The accounts of both Murray and Greenson, who found the body,
were incongruous and inconsistent. At first Murray said she suddenly
awoke at midnight, saw a light shining under Marilyn's door and
found the bedroom locked. But the new thick carpet prevented any
light from being seen outside the room; and Marilyn, especially after
her forced confinement in Payne Whitney,
never
locked her door.
Murray said she then phoned Greenson, who told her to use the fireplace
poker to part the draperies through the grille of the open
bedroom window. In fact, the drapes were nailed across the window
to ensure darkness and had no parting in the middle. Yet, according
to Murray, she managed to see Marilyn's naked body (in a grotesque
parody of the nude calendar) sprawled prostrate and angled across the
bed. Greenson rushed over to the house from Santa Monica. With
the same poker, he broke an unbarred window at the side of the
house and climbed into the bedroom.

Marilyn's room looked like a cubicle in a cheap motel.

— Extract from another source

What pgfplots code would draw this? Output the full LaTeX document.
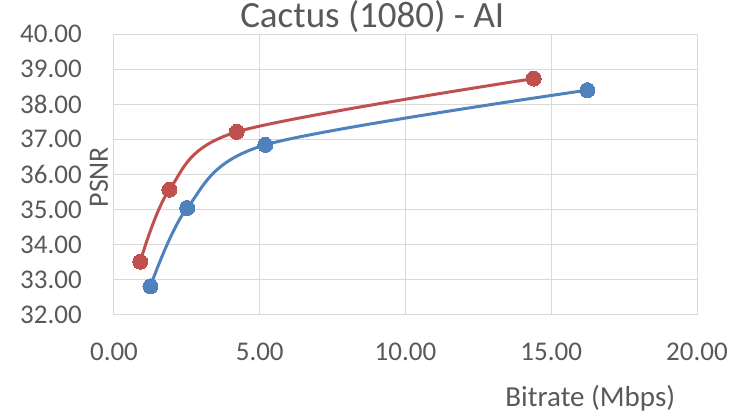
\documentclass[border=0pt]{standalone}
\usepackage{fontspec}
\setmainfont{Carlito}
\usepackage{pgfplots}
\pgfplotsset{compat=1.18}
\definecolor{cred}{HTML}{C0504D}
\definecolor{cblue}{HTML}{4F81BD}
\definecolor{cgrid}{HTML}{D9D9D9}
\definecolor{ctext}{HTML}{595959}
\begin{document}
\begin{tikzpicture}
\begin{axis}[
  scale only axis,
  width=583bp, height=280.6bp,
  xmin=0, xmax=20, ymin=32, ymax=40,
  xtick={0,5,10,15,20}, ytick={32,33,...,40},
  grid=major,
  major grid style={cgrid, line width=1bp},
  axis line style={cgrid, line width=1bp},
  tick style={draw=none},
  /pgf/number format/.cd, fixed, fixed zerofill, precision=2, assume math mode=true,
  /pgfplots/.cd,
  ticklabel style={font=\fontsize{27bp}{32bp}\selectfont, text=ctext, inner sep=0pt},
  xticklabel style={yshift=-28bp},
  yticklabel style={xshift=-32bp},
  title={Cactus (1080) - AI},
  title style={font=\fontsize{37bp}{42bp}\selectfont, text=ctext, inner sep=0pt, at={(axis description cs:0.443,1)}, anchor=base, yshift=1bp},
  xlabel={Bitrate (Mbps)},
  xlabel style={font=\fontsize{29bp}{34bp}\selectfont, text=ctext, inner sep=0pt, at={(axis description cs:0.817,0)}, anchor=base, yshift=-92bp},
  ylabel={PSNR},
  ylabel style={font=\fontsize{28bp}{33bp}\selectfont, text=ctext, inner sep=0pt, at={(axis description cs:0,0.49)}, anchor=base, yshift=6bp},
  clip=false,
]
\addplot[cblue, line width=3bp, smooth, mark=*, mark size=7.5bp, mark options={fill=cblue, draw=cblue, line width=0bp}]
  coordinates {(1.25,32.81) (2.51,35.04) (5.19,36.84) (16.24,38.40)};
\addplot[cred, line width=3bp, smooth, mark=*, mark size=7.5bp, mark options={fill=cred, draw=cred, line width=0bp}]
  coordinates {(0.90,33.51) (1.90,35.56) (4.21,37.21) (14.40,38.73)};
\coordinate (ll) at (rel axis cs:0,0);
\end{axis}
\path ([shift={(-114bp,-101.7bp)}]ll) rectangle ([shift={(621bp,313.3bp)}]ll);
\end{tikzpicture}
\end{document}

There was
no furniture, apart from the bed, a simple mattress and box-spring,
with its twisted sheets. There was one light fixture on the wall and
a tiny lamp on the bedside table, which was full of empty pill containers.

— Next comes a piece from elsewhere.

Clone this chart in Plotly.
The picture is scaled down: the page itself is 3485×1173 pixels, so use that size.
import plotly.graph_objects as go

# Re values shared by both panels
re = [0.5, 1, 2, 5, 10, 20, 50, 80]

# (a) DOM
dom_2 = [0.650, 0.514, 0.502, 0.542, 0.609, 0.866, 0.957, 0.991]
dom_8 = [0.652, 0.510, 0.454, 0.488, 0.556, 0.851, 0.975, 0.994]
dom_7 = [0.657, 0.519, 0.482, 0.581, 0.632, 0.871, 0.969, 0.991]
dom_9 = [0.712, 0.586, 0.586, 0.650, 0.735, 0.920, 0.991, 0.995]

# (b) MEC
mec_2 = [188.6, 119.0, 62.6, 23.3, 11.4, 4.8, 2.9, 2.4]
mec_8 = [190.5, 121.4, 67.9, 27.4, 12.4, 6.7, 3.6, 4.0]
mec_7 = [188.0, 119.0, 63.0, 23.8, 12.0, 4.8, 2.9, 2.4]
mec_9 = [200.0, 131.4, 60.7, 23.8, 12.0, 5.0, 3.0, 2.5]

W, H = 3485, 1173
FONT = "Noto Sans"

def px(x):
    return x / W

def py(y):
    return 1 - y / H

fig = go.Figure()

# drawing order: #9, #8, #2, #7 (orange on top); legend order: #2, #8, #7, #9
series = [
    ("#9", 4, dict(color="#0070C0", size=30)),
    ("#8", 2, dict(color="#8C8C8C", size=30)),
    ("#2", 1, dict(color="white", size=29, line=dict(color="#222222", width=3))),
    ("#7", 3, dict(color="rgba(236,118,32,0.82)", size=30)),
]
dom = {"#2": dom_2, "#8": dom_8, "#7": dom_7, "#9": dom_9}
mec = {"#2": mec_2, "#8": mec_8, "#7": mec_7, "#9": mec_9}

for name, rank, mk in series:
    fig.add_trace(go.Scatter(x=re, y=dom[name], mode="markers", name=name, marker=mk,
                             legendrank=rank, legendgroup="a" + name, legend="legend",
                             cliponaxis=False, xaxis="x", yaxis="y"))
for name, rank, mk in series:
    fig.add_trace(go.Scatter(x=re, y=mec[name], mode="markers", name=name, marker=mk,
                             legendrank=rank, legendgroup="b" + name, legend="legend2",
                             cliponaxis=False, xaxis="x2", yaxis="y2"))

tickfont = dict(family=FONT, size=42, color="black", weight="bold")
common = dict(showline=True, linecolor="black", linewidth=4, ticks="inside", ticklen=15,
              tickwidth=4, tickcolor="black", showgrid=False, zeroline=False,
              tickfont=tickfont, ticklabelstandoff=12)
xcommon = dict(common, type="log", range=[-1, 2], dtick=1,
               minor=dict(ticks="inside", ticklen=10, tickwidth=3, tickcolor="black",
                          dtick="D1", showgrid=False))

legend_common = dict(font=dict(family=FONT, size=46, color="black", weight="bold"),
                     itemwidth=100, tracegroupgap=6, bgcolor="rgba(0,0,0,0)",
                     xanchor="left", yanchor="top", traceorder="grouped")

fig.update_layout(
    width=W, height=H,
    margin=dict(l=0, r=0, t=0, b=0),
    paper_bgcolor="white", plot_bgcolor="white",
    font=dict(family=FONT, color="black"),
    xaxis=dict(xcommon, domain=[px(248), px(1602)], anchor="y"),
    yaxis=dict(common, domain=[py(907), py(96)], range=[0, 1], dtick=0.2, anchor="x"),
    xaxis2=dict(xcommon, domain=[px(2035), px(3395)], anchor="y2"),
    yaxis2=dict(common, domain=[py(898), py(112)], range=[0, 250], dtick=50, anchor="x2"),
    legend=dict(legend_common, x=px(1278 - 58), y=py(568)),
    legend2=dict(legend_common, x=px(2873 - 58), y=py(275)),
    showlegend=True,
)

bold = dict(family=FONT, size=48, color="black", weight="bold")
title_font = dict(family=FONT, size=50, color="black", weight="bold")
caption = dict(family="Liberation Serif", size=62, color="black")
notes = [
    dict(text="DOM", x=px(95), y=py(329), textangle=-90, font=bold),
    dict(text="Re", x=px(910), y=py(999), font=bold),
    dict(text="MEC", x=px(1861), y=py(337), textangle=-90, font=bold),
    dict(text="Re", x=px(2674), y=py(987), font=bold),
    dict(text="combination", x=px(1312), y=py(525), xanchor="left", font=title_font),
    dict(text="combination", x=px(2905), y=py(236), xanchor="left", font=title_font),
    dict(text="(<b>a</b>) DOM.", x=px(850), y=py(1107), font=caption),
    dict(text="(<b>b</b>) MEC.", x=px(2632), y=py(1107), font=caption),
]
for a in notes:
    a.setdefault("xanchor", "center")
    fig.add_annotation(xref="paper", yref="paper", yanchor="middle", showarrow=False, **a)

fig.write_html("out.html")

Her few possessions, scattered around the carpeted floor, gave the
impression that she'd just moved in.

Marilyn's doctors did not call the police for several hours, and gave
Murray time to tamper with the scene. Greenson summoned Engelberg
who, at 3:50 a.m. on Sunday August 5, declared Marilyn dead – though
she probably died between 10 p.m. and midnight on August 4. The
police, finally summoned at 4:20 a.m., arrived ten minutes later. They
were surprised to find Murray cleaning up the bedroom and running
the washing machine in the middle of the night. After questioning
her and the two doctors, they searched for and failed to find a suicide
note. Murray – vague, evasive and contradictory – changed the time
she discovered the body, from midnight to 3 a.m., to explain the delay
in calling the police.
Inez Melson, Marilyn's business manager, then
arrived and removed her personal papers. Newcomb also appeared to
answer the numerous phone calls and help control the press and the
crowd that began to gather at the house.